There is something, always something heroic in a true Christian life. There ought to be something heroic in yours and mine. The character of sacrifice ought to be writ large over your days and nights and mine as well. People ought to be forced from time to time to wonder why we do what we do, why we make the choices we make. We live in a different way; we treat others differently. And, they ought finally be driven to conclude that the love of Christ constrains us. These people treat other people so generously and are so willing to make sacrifices for them because they are animated and controlled by a great love. They believe that they have been loved greatly and so they love in return.

Do you know any French? Let me give you a phrase to remember for the rest of your life. Just three words: Brevêt de Potence. After the revocation of the Edict of Nantes in 1685, the Protestants in France suffered terrible persecution. It is why so many came to the new world, to the lasting diminishment of France. During those terrible years a young man named Antoine Court organized a clandestine synod consisting of seven ministers and two elders, the first of the famous "Synods of the Desert." All those men would eventually pay with their lives for their loyalty to Jesus Christ. But before their deaths they established a seminary in Lausanne, Switzerland for the training of pastors for the French church. Year after year young men would graduate from that seminary, sneak back into France to minister the gospel to their persecuted churches and, personally, to face an almost certain death. With wry humor, their seminary diploma came to be know as the Brevêt de Potence, a certificate for the gallows. One after another took that certificate and went to the gallows for the love of Christ and his people.

Now, Paul is asking you: do you have such a certificate in your hands? Are you clutching a Brevêt de Potence in your hands? You are not likely to pay such an extreme price as those gallant Frenchmen, but we are all to pay a price. Love will require it of us all. Oh for the heroism, the sacrifice of Christian love in this place. Christian men and women giving up all manner of things for the sake of their brothers and sisters.
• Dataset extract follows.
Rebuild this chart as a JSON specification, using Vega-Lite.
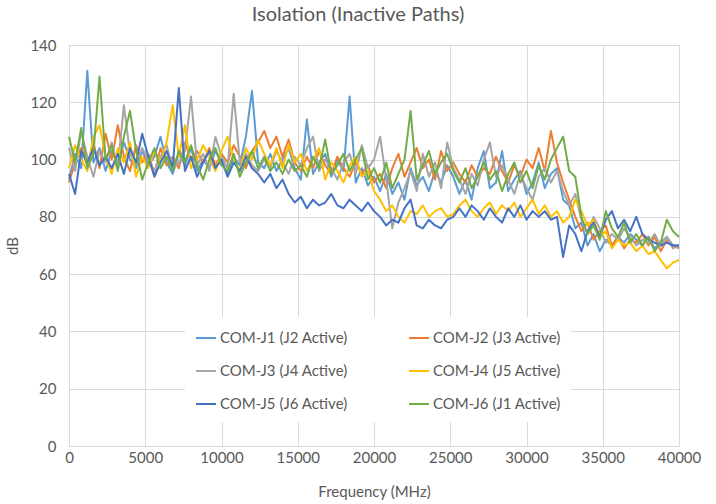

Look up to Jesus Christ on his throne. Look back to the cross and forward to heaven. Then look around at one another. And - then - listen with all your heart as your Lord and Savior tells you once more, "As I have loved you, so love one another." And, then, don't rest until you know, in your own case, in these days, what it will mean for you to love your brethren so as to build them up and in what form you should say what Paul said, "if what I eat causes my brother to sin, I will never eat meat again."